Culture / Art Republik

The EY Exhibition: Paul Klee – Making Visible

Tate Modern celebrates the life of the late Paul Klee – one of the greatest innovators of all time

Dec 19, 2013 | By Staff Writer

The EY Exhibition: Paul Klee – Making Visible spans over three decades of the career of one of the great innovators of all time, Paul Klee. Audiences will get to explore his innovations and ideas from his emergence in Munich in the 1910s, through his years of teaching in Bauhaus in the 1920s to his final paintings after WWII. The exhibition brings together over 130 colourful drawings and paintings from collections around the world which the artist created, catalogued or exhibited together at key moments in Klee’s life.

Born in Switzerland in 1879, Paul Klee was one of the most renowned artists to work at the Bauhaus and is considered to be a radical and influential figure in European modernism. After his death in 1940, Klee left more than 10,000 works of diverse art. Klee is well-known for his abstract patchworks of colours and unique ‘oil transfer’ paintings, which can be seen in some of his works such as They’re Biting 1920 and Suspended Fruit 1921.
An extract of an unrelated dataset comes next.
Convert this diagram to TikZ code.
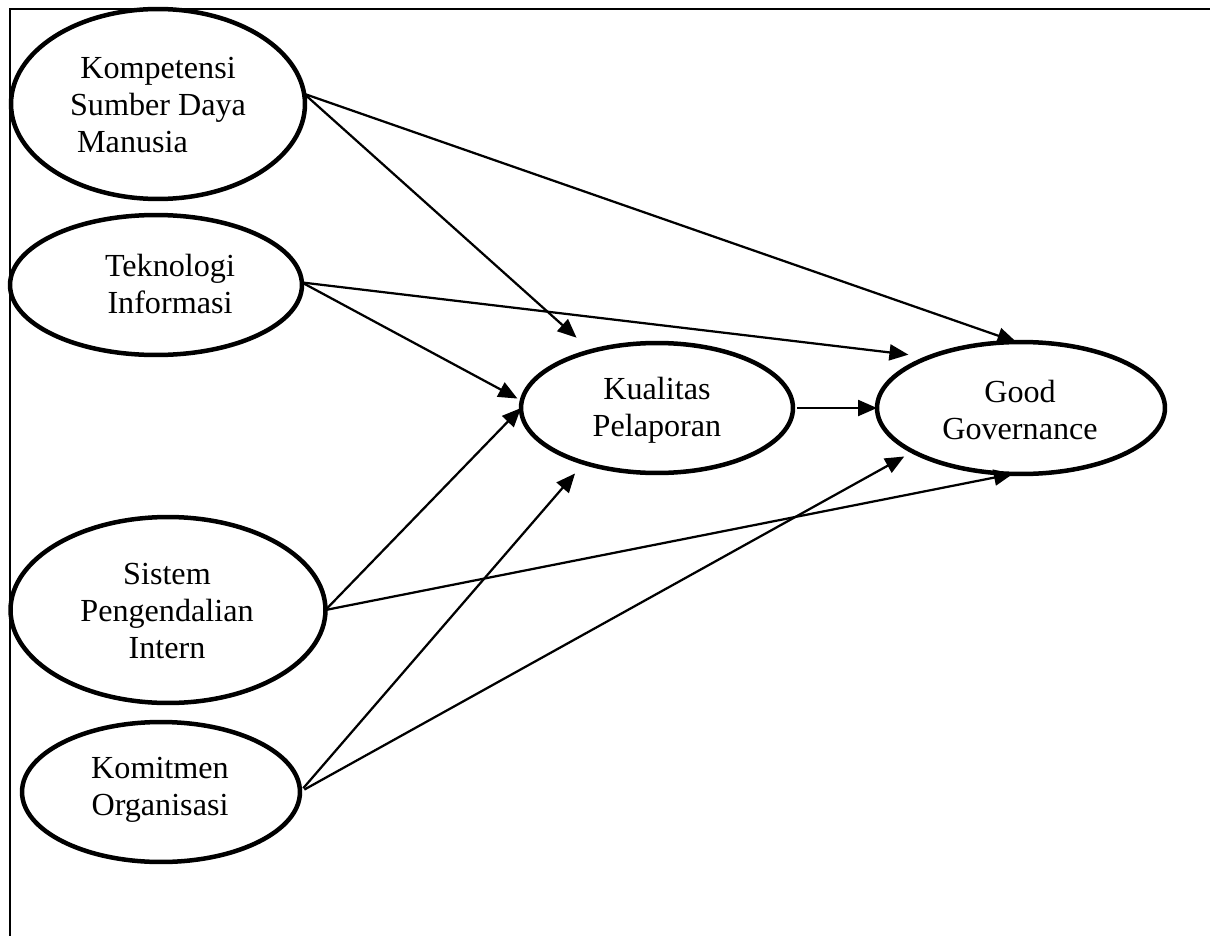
\documentclass[tikz,border=0pt]{standalone}
\usepackage{fontspec}
\setmainfont{Liberation Serif}
\usetikzlibrary{shapes.geometric,arrows.meta}

\begin{document}
\begin{tikzpicture}[x=0.02cm,y=-0.02cm,
  latent/.style={draw,ellipse,line width=0.09cm,outer sep=0pt,inner sep=0pt},
  caption/.style={align=center,font=\fontsize{18.3}{21}\selectfont},
  path/.style={line width=0.045cm,-{Triangle[length=0.38cm,width=0.32cm]}},
  frameline/.style={line width=0.03cm}]

\useasboundingbox (0,0) rectangle (1210,936);

% outer frame (top and left sides)
\coordinate (fbl) at (10,936);
\coordinate (ftl) at (10,9);
\coordinate (ftr) at (1210,9);
\draw[frameline] (fbl) -- (ftl) -- (ftr);

% latent variables
\node[latent,minimum width=5.88cm,minimum height=3.8cm] (ksdm) at (158,104) {};
\node[latent,minimum width=5.84cm,minimum height=2.8cm] (ti) at (156,285) {};
\node[latent,minimum width=6.3cm,minimum height=3.72cm] (spi) at (168,610) {};
\node[latent,minimum width=5.56cm,minimum height=2.8cm] (kom) at (161,792) {};
\node[latent,minimum width=5.44cm,minimum height=2.6cm] (kp) at (657,408) {};
\node[latent,minimum width=5.76cm,minimum height=2.64cm] (gg) at (1021,408) {};

% variable names
\node[caption] (tksdm) at (158,105) {Kompetensi\\Sumber Daya\\\hspace*{-29pt}Manusia};
\node[caption] (tti) at (170,284) {Teknologi\\Informasi};
\node[caption] (tspi) at (167,611) {Sistem\\Pengendalian\\Intern};
\node[caption] (tkom) at (160,790) {Komitmen\\Organisasi};
\node[caption] (tkp) at (657,410) {Kualitas\\Pelaporan};
\node[caption] (tgg) at (1020,410) {Good\\Governance};

% paths into Kualitas Pelaporan
\draw[path,shorten >=0.4cm] (ksdm.4.7) -- (kp.139.9);
\draw[path,shorten >=0.1cm] (ti.1.2) -- (kp.177.3);
\draw[path] (spi.0) -- (kp.180.4);
\draw[path,shorten <=0.1cm,shorten >=0.28cm] (kom.0) -- (kp.217.1);

% paths into Good Governance
\draw[path] (ksdm.4.7) -- (gg.94.3);
\draw[path,shorten >=0.42cm] (ti.1.2) -- (gg.151.5);
\draw[path,shorten <=0.08cm] (kp.0) -- (gg.180);
\draw[path] (spi.0) -- (gg.263);
\draw[path,shorten <=0.1cm,shorten >=0.2cm] (kom.0) -- (gg.202.3);

\end{tikzpicture}
\end{document}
The exhibition will be held at the Tate Modern, from 19 October 2013 – 9 March 2014. It goes on for 17 rooms and takes the audience on a journey from when he first encountered cubism in 1912, to when he died in 1940, mainly focusing on the decade Klee spent teaching and working at Bauhaus in the 1920s. The exhibition follows the notebooks that Klee himself kept about how he wanted the rooms to be arranged in what sequences and runs of work from different periods. Through this method, the exhibition allows the audiences to enter Klee’s thought process in each painting and idea showcased.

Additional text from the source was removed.